I think I mispelled it, tinder* - fuel for the fire- 
It was explained to me you dig a hole, line it with clay tile, fill half with sawdust then your pottery then more sawdust and light it and let it smolder.


----------



## cowboy dan (Apr 11, 2010)

jaxonquad said:


> I think I mispelled it, tinder* - fuel for the fire-
> It was explained to me you dig a hole, line it with clay tile, fill half with sawdust then your pottery then more sawdust and light it and let it smolder.


 i see


----------



## Twoodsr (Feb 7, 2011)

I am amazed at the response to my post, I may have hit a button here?

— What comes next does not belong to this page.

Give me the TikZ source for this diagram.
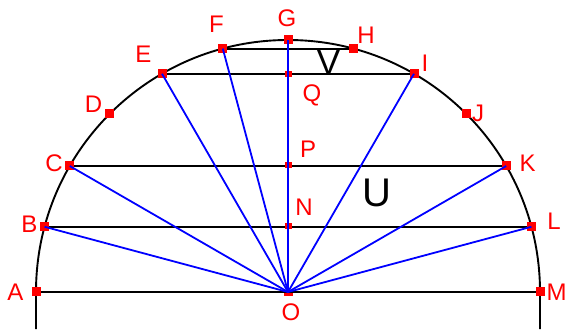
\documentclass[tikz,border=0pt]{standalone}
\usepackage{fontspec}
\setmainfont{Liberation Sans}
\tikzset{
  x=1pt,y=1pt,
  arcline/.style={line width=1.9pt,black},
  ray/.style={line width=1.8pt,blue},
  bigmark/.style={fill=red,draw=none,minimum size=9pt,inner sep=0pt,rectangle},
  smallmark/.style={fill=red,draw=none,minimum width=7pt,minimum height=6pt,inner sep=0pt,rectangle},
  lab/.style={text=red,inner sep=0pt,font=\fontsize{24}{24}\selectfont,text height=17.2pt,text depth=0pt,anchor=center},
  biglab/.style={text=black,inner sep=0pt,text depth=0pt,anchor=center}
}
\begin{document}
\begin{tikzpicture}
\path[use as bounding box] (0,0) rectangle (567,329);
\coordinate (O) at (288,37);
\foreach \n/\a in {A/180,B/165,C/150,D/135,E/120,F/105,G/90,H/75,I/60,J/45,K/30,L/15,M/0}{
  \coordinate (\n) at ({288+252*cos(\a)},{37+252*sin(\a)});
}
\coordinate (A0) at (36,0);
\coordinate (M0) at (540,0);
\coordinate (N) at (288,103);
\coordinate (P) at (288,164);
\coordinate (Q) at (288,255);
% O marker (mostly hidden)
\node[fill=red,minimum width=9pt,minimum height=4pt,inner sep=0pt] (Om) at (288,35) {};
% arc and horizontal chords
\draw[arcline] (A0) -- (A) arc[start angle=180,end angle=0,radius=252] -- (M0);
\draw[arcline] (A) -- (M);
\draw[arcline] (B) -- (L);
\draw[arcline] (C) -- (K);
\draw[arcline] (E) -- (I);
\draw[arcline] (F) -- (H);
% markers
\foreach \n in {A,B,C,D,E,F,G,H,I,J,K,L,M}{
  \node[bigmark] (m\n) at (\n) {};
}
\foreach \n in {N,P,Q}{
  \node[smallmark] (m\n) at (\n) {};
}
% rays
\foreach \n in {B,C,E,F,G,I,K,L}{
  \draw[ray] (O) -- (\n);
}
% labels
\node[lab] (lA) at (15.5,37.5) {A};
\node[lab] (lB) at (29.5,105) {B};
\node[lab] (lC) at (54,166.5) {C};
\node[lab] (lD) at (93.5,225) {D};
\node[lab] (lE) at (143.5,275) {E};
\node[lab] (lF) at (216.5,305) {F};
\node[lab] (lG) at (287,311) {G};
\node[lab] (lH) at (366,294) {H};
\node[lab] (lI) at (425,266) {I};
\node[lab] (lJ) at (478,216) {J};
\node[lab] (lK) at (527.5,166.5) {K};
\node[lab] (lL) at (554,108) {L};
\node[lab] (lM) at (556.5,37) {M};
\node[lab] (lO) at (291,17.5) {O};
\node[lab] (lN) at (304,122) {N};
\node[lab] (lP) at (308,180.5) {P};
\node[lab] (lQ) at (312,236) {Q};
\node[biglab,font=\fontsize{40}{40}\selectfont,text height=28.6pt] (U) at (376.5,137) {U};
\node[biglab,font=\fontsize{35}{35}\selectfont,text height=25pt] (V) at (328.5,266.5) {V};
\end{tikzpicture}
\end{document}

I try to make useful things out of the wood I get and I have had a long standing policy to make something in return for anyone that "gives" me wood.
This past summer, I cleaned up a local guys driveway after he had a 80' Poplar tree taken down and I carried away about 5 cords of wood and it is sitting under a tarp in my field stacked on pallets and so far I have only cut up a few pieces of it so I can get some turnning stock drying. 
Last fall, it was Cherry, Apple, Plum and Juniper to go along with the Aspen, Ash, Maple, Myrtlewood, Oak and of course, Doug fir.
Once I get all of the photos taken of the "projects", I will post some of them here to give folks some ideas of what can be done with scrap or junk wood.
" It's not how many toys you have, It's how you use them that will give you and others the most pleasure"


----------



## Anywhy30 (Dec 2, 2011)

welcome to the forum


----------